REQUIRED WORK
Write the data out again exactly, dropping any images it holds.

DATA
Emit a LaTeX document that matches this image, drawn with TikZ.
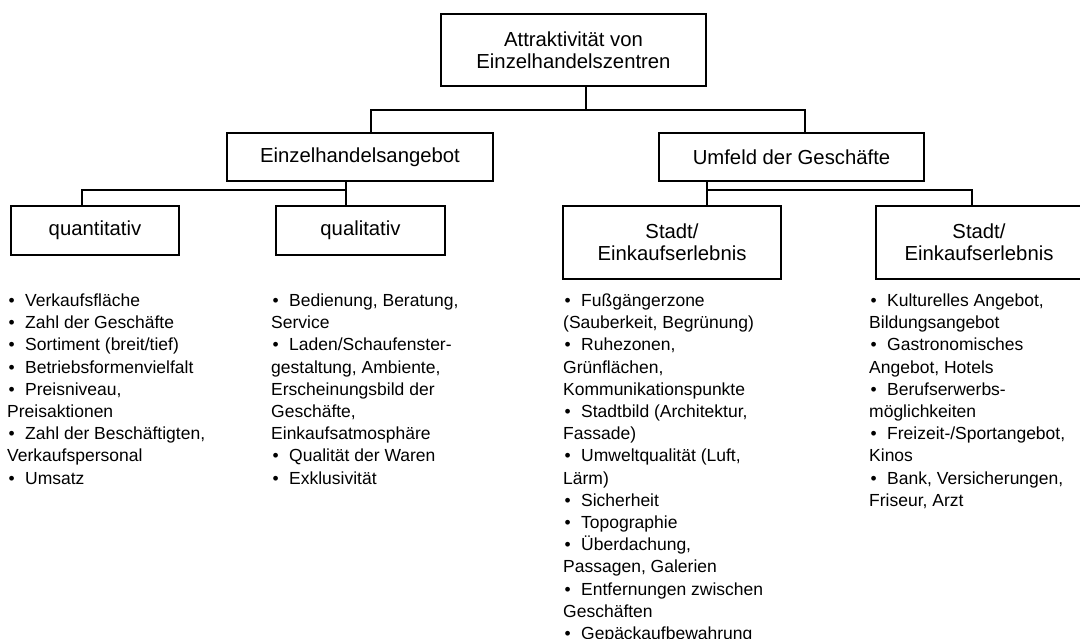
\documentclass[tikz,border=0pt]{standalone}
\usepackage{fontspec}
\setmainfont{Liberation Sans}
\begin{document}
\begin{tikzpicture}[x=1pt,y=-1pt,
  txt/.style={font=\fontsize{17.5}{22.2}\selectfont},
  box/.style={font=\fontsize{20.3}{22}\selectfont,draw=black,line width=1.6pt,inner sep=0pt,align=center},
  link/.style={draw=black,line width=1.6pt},
  itemlist/.style={txt,anchor=base west,inner sep=0pt}]
\newcommand{\li}{\makebox[18pt][l]{\hspace{1.5pt}•}}
\newcommand{\itemcol}[2]{\parbox[t]{#1}{\raggedright\setlength{\baselineskip}{22.2pt}\setlength{\lineskiplimit}{-10pt}#2}}

\useasboundingbox (0,0) rectangle (1080,639);
\fill[white] (0,0) rectangle (1080,639);
\clip (0,0) rectangle (1080,639);

% boxes
\node[box,minimum width=265pt,minimum height=72pt] (top) at (573.5,50) {Attraktivität von\\Einzelhandelszentren};
\node[box,minimum width=266pt,minimum height=48pt] (ea) at (360,157) {Einzelhandelsangebot};
\node[box,minimum width=265pt,minimum height=48pt] (uf) at (791.5,157) {Umfeld der Geschäfte};
\node[box,minimum width=168pt,minimum height=49pt] (quant) at (95,230.5) {quantitativ};
\node[box,minimum width=169pt,minimum height=49pt] (qual) at (360.5,230.5) {qualitativ};
\node[box,minimum width=218pt,minimum height=73pt] (st1) at (672,242.5) {Stadt/\\Einkaufserlebnis};
\node[box,minimum width=206pt,minimum height=73pt] (st2) at (979,242.5) {Stadt/\\Einkaufserlebnis};

% bus lines
\coordinate (j0) at (586,110);
\coordinate (b0l) at (371,110);
\coordinate (b0r) at (805,110);
\coordinate (b1l) at (82,190);
\coordinate (b1r) at (346,190);
\coordinate (b2l) at (707,190);
\coordinate (b2r) at (972,190);

\draw[link] (top.south -| j0) -- (j0);
\draw[link] (b0l |- ea.north) -- (b0l) -- (b0r) -- (b0r |- uf.north);
\draw[link] (b1r |- ea.south) -- (b1r |- qual.north);
\draw[link] (b1r) -- (b1l) -- (b1l |- quant.north);
\draw[link] (b2l |- uf.south) -- (b2l |- st1.north);
\draw[link] (b2l) -- (b2r) -- (b2r |- st2.north);

% item lists
\node[itemlist] (l1) at (7,306.5) {\itemcol{250pt}{%
\li Verkaufsfläche\\
\li Zahl der Geschäfte\\
\li Sortiment (breit/tief)\\
\li Betriebsformenvielfalt\\
\li Preisniveau,\\
Preisaktionen\\
\li Zahl der Beschäftigten,\\
Verkaufspersonal\\
\li Umsatz}};

\node[itemlist] (l2) at (271,306.5) {\itemcol{270pt}{%
\li Bedienung, Beratung,\\
Service\\
\li Laden/Schaufenster-\\
gestaltung, Ambiente,\\
Erscheinungsbild der\\
Geschäfte,\\
Einkaufsatmosphäre\\
\li Qualität der Waren\\
\li Exklusivität}};

\node[itemlist] (l3) at (563,306.5) {\itemcol{290pt}{%
\li Fußgängerzone\\
(Sauberkeit, Begrünung)\\
\li Ruhezonen,\\
Grünflächen,\\
Kommunikationspunkte\\
\li Stadtbild (Architektur,\\
Fassade)\\
\li Umweltqualität (Luft,\\
Lärm)\\
\li Sicherheit\\
\li Topographie\\
\li Überdachung,\\
Passagen, Galerien\\
\li Entfernungen zwischen\\
Geschäften\\
\li Gepäckaufbewahrung}};

\node[itemlist] (l4) at (869,306.5) {\itemcol{210pt}{%
\li Kulturelles Angebot,\\
Bildungsangebot\\
\li Gastronomisches\\
Angebot, Hotels\\
\li Berufserwerbs-\\
möglichkeiten\\
\li Freizeit-/Sportangebot,\\
Kinos\\
\li Bank, Versicherungen,\\
Friseur, Arzt}};
\end{tikzpicture}
\end{document}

IN RESPONSE
Emit a LaTeX document that matches this image, drawn with TikZ.
\documentclass[tikz,border=0pt]{standalone}
\usepackage{fontspec}
\setmainfont{Liberation Sans}
\begin{document}
\begin{tikzpicture}[x=1pt,y=-1pt,
  txt/.style={font=\fontsize{17.5}{22.2}\selectfont},
  box/.style={font=\fontsize{20.3}{22}\selectfont,draw=black,line width=1.6pt,inner sep=0pt,align=center},
  link/.style={draw=black,line width=1.6pt},
  itemlist/.style={txt,anchor=base west,inner sep=0pt}]
\newcommand{\li}{\makebox[18pt][l]{\hspace{1.5pt}•}}
\newcommand{\itemcol}[2]{\parbox[t]{#1}{\raggedright\setlength{\baselineskip}{22.2pt}\setlength{\lineskiplimit}{-10pt}#2}}

\useasboundingbox (0,0) rectangle (1080,639);
\fill[white] (0,0) rectangle (1080,639);
\clip (0,0) rectangle (1080,639);

% boxes
\node[box,minimum width=265pt,minimum height=72pt] (top) at (573.5,50) {Attraktivität von\\Einzelhandelszentren};
\node[box,minimum width=266pt,minimum height=48pt] (ea) at (360,157) {Einzelhandelsangebot};
\node[box,minimum width=265pt,minimum height=48pt] (uf) at (791.5,157) {Umfeld der Geschäfte};
\node[box,minimum width=168pt,minimum height=49pt] (quant) at (95,230.5) {quantitativ};
\node[box,minimum width=169pt,minimum height=49pt] (qual) at (360.5,230.5) {qualitativ};
\node[box,minimum width=218pt,minimum height=73pt] (st1) at (672,242.5) {Stadt/\\Einkaufserlebnis};
\node[box,minimum width=206pt,minimum height=73pt] (st2) at (979,242.5) {Stadt/\\Einkaufserlebnis};

% bus lines
\coordinate (j0) at (586,110);
\coordinate (b0l) at (371,110);
\coordinate (b0r) at (805,110);
\coordinate (b1l) at (82,190);
\coordinate (b1r) at (346,190);
\coordinate (b2l) at (707,190);
\coordinate (b2r) at (972,190);

\draw[link] (top.south -| j0) -- (j0);
\draw[link] (b0l |- ea.north) -- (b0l) -- (b0r) -- (b0r |- uf.north);
\draw[link] (b1r |- ea.south) -- (b1r |- qual.north);
\draw[link] (b1r) -- (b1l) -- (b1l |- quant.north);
\draw[link] (b2l |- uf.south) -- (b2l |- st1.north);
\draw[link] (b2l) -- (b2r) -- (b2r |- st2.north);

% item lists
\node[itemlist] (l1) at (7,306.5) {\itemcol{250pt}{%
\li Verkaufsfläche\\
\li Zahl der Geschäfte\\
\li Sortiment (breit/tief)\\
\li Betriebsformenvielfalt\\
\li Preisniveau,\\
Preisaktionen\\
\li Zahl der Beschäftigten,\\
Verkaufspersonal\\
\li Umsatz}};

\node[itemlist] (l2) at (271,306.5) {\itemcol{270pt}{%
\li Bedienung, Beratung,\\
Service\\
\li Laden/Schaufenster-\\
gestaltung, Ambiente,\\
Erscheinungsbild der\\
Geschäfte,\\
Einkaufsatmosphäre\\
\li Qualität der Waren\\
\li Exklusivität}};

\node[itemlist] (l3) at (563,306.5) {\itemcol{290pt}{%
\li Fußgängerzone\\
(Sauberkeit, Begrünung)\\
\li Ruhezonen,\\
Grünflächen,\\
Kommunikationspunkte\\
\li Stadtbild (Architektur,\\
Fassade)\\
\li Umweltqualität (Luft,\\
Lärm)\\
\li Sicherheit\\
\li Topographie\\
\li Überdachung,\\
Passagen, Galerien\\
\li Entfernungen zwischen\\
Geschäften\\
\li Gepäckaufbewahrung}};

\node[itemlist] (l4) at (869,306.5) {\itemcol{210pt}{%
\li Kulturelles Angebot,\\
Bildungsangebot\\
\li Gastronomisches\\
Angebot, Hotels\\
\li Berufserwerbs-\\
möglichkeiten\\
\li Freizeit-/Sportangebot,\\
Kinos\\
\li Bank, Versicherungen,\\
Friseur, Arzt}};
\end{tikzpicture}
\end{document}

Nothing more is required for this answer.